After this the legal advocate ordered a lawyer for me at no cost to handle my divorce. It hurt really bad, but I knew I had to do it for my child on the way and to start a healthy new life for the both of us. After all.... my husband was a perfect example of what happens when you allow for there to be a toxic father in a child's life. Finding out I was having a boy made this even more apparent! So I got on with the process and all the little steps it took. Reminding myself to relax, be patient and take it every day at a time. The most important thing would be for the divorce to be final BEFORE the baby is born, because the courts don't see a pregnancy (thank god!) to be a dependent child included into the divorce. I had also decided not to list him on the birth certificate which would not give him any rights as a father. During this whole time, I just laid low and completed all tasks in front of me until about 2 weeks ago when my divorce became final :)
The counselling has made an amazing difference in my life and has been helping me realize so much and discover strengths and ambitions I didn't know I had. I've worked things out with my 9 year old student loans that were in default and am going into a nursing program this spring. There are so many resources and help for single mothers!
For anyone who might be in a similar situation or knows someone who is, the advise and things I would like to give are......
*The new life you are about to give deserves a fair start in a healthy, loving, safe environment.
*Know there is light at the end of the tunnel and your pain and hurt will heal with time, trust yourself and just take things one step at a time. It will all come together in time!
* You will be rewarded for doing the right thing and find yourself in a much happier life. This is your new beginning!
*Every resource you need is out there!
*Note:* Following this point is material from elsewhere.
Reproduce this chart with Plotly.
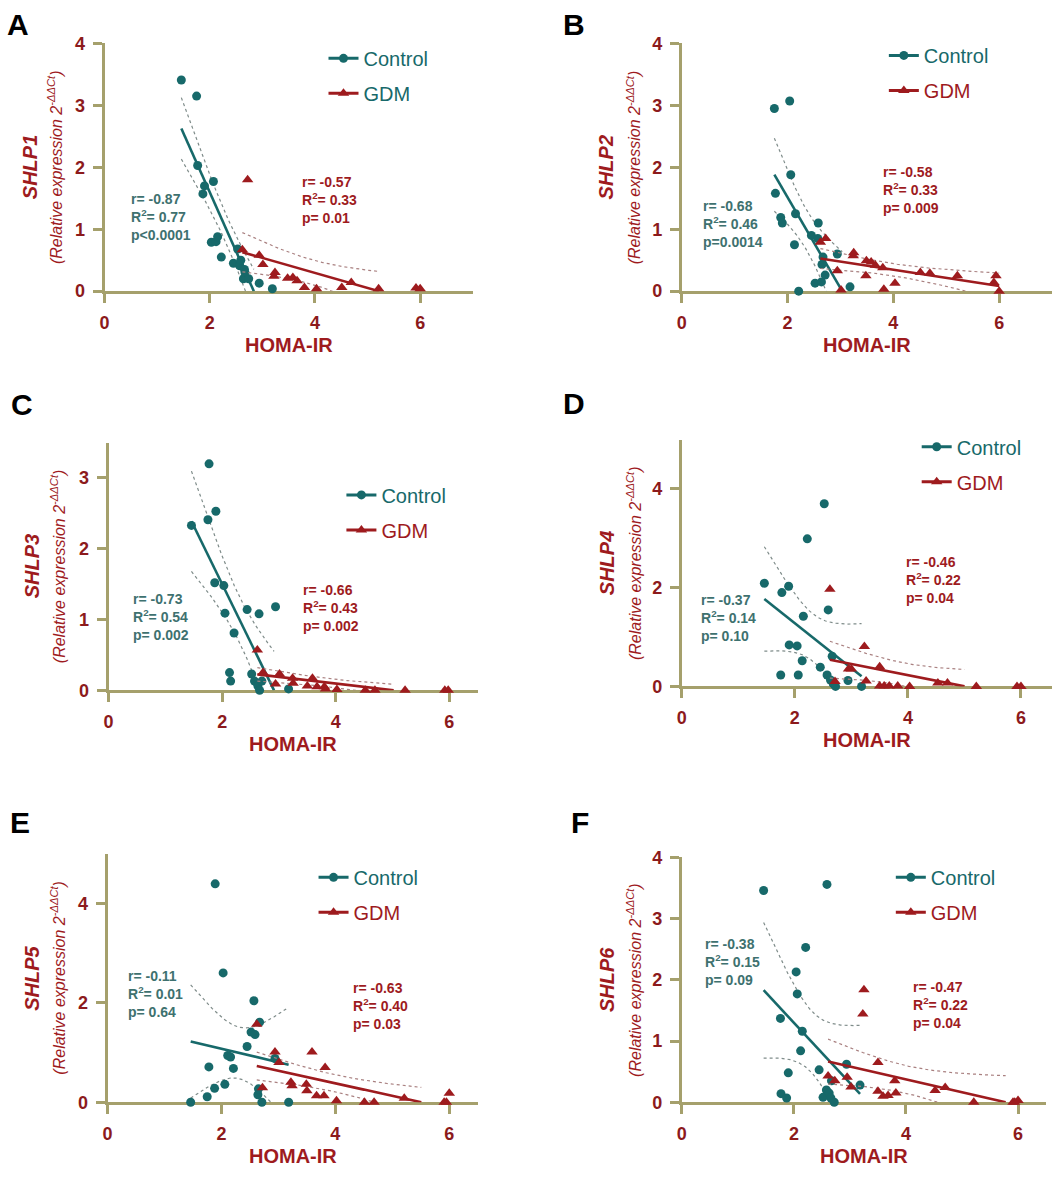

Don't be afraid to ask help or seek it at a woman's shelter (it doesn't mean you need to stay there and it's completely confidential). You need strong women around you and that's what they are there for.
* Know that abuse comes in MANY forms! You don't have to be physically abused for it to be necessary to leave. Emotional/mental abuse is even more severe! Everyone's situation is different and you can't let yourself or your child be subjected to the damages any longer.
* Buy or check out this book!!!!! "Why Does He Do That?" By Lindy Bancroft. It's a must as far as I'm concerned and been an invaluable help.
Well...... I hope my story can help at least one person out there. Thanks for listening :)
Reply from New Baby & BeyondMs Newlife,
Thank you for your story, you are a very brave and courageous woman! Hopefully anyone who reads this and are in the same situation will find the strength to do the same as you did, especially when there are children involved.
We should protect our children in every way we can, and I'm overwhelmed by the steps that you have taken to protect your baby! Sometimes being a single mother is a better option that having an abusive father for your baby.
I wish you the very best in your future. Enjoy every moment of being a mum, time really does fly so hold every one of those moments in your heart!
Kind regards and A very happy new year to you and your 'bump'!